Root Cause 2: combine() is unweighted averaging
double total = 0.0;
for (auto &cr : results)
total += cr.score;
r.score = total / results.size();
A find that locates the exact file (0.80) and a read of that file (0.55) should together produce higher confidence than 0.675. The convergence of find→grep→read on the same target is stronger evidence than either tool individually. The average does not model convergence.
Root Cause 3: Recovery tools always contribute exactly 0.50
cr.score = 0.5;
cr.reason = "recovery tool: " + rtr.tool;
A recovery that successfully finds new evidence is treated identically to a recovery that returns nothing. With 0.98 avg recoveries per query, this adds a 0.50 entry to nearly every confidence history, further depressing the average.
Root Cause 4: The recovery gate fires on every query
if (combined.score < 0.7) { ... }
Average confidence is 0.59, so this threshold is crossed by every query. The planner recovers on 98% of queries even though 98% already succeeded on the first pass. This inflates avg_recoveries_per_query (0.98) and adds unnecessary 0.50 entries to the confidence history.
Correlation With Correctness
| Outcome | Count | Avg Confidence | Calibration Error |
|---|---|---|---|
| Correct (first-pass success) | 49 | 0.602 | Underestimates by +38pp |
| Error (tool crash) | 1 | 0.000 | Accurate (truly zero evidence) |
| Incorrect answer | 0 | N/A | No incorrect answers in sample |
Every correct answer scored below 0.65. The confidence function consistently reports “low confidence” for demonstrably correct investigations. This is the opposite of predictive.
Secondary Issues
should_stop() threshold
ConfidenceService::should_stop(combined, 0.2)
With average confidence at 0.59, the stop gate (threshold 0.2) is never triggered during normal operation.
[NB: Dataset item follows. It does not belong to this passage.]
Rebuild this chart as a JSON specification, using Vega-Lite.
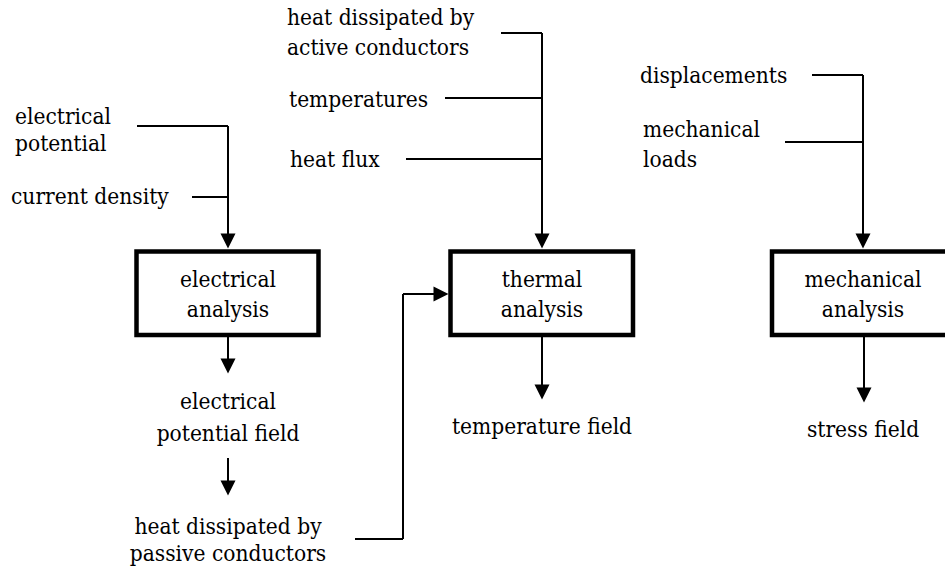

This is actually correct behavior – we don’t want to stop investigations that are producing evidence. But it means the stop gate is vestigial at current calibration levels.
confidence_delta is misleading
result.recovery_metrics.confidence_delta =
final_confidence.score - confidence_history.front().score;
Since the first tool is usually discovery (0.50) or find (0.80), and the final score is ~0.59, the delta is small or negative. This metric is meant to measure whether confidence improved during the investigation, but the averaging model ensures it rarely does.
Summary
The confidence system has one real problem and one structural weakness:
Real problem: after_read(1, true) hardcoded to 0.55 destroys the signal from the most informative step.
Structural weakness: Simple averaging in combine() + flat 0.50 for recovery + always-triggered recovery gate at 0.7 produce a system that measures tool sequence length, not investigation quality.
The fix is: make after_read() reflect actual read quality, weight convergence in combine(), and recalibrate the recovery gate so it fires only when confidence genuinely indicates a problem.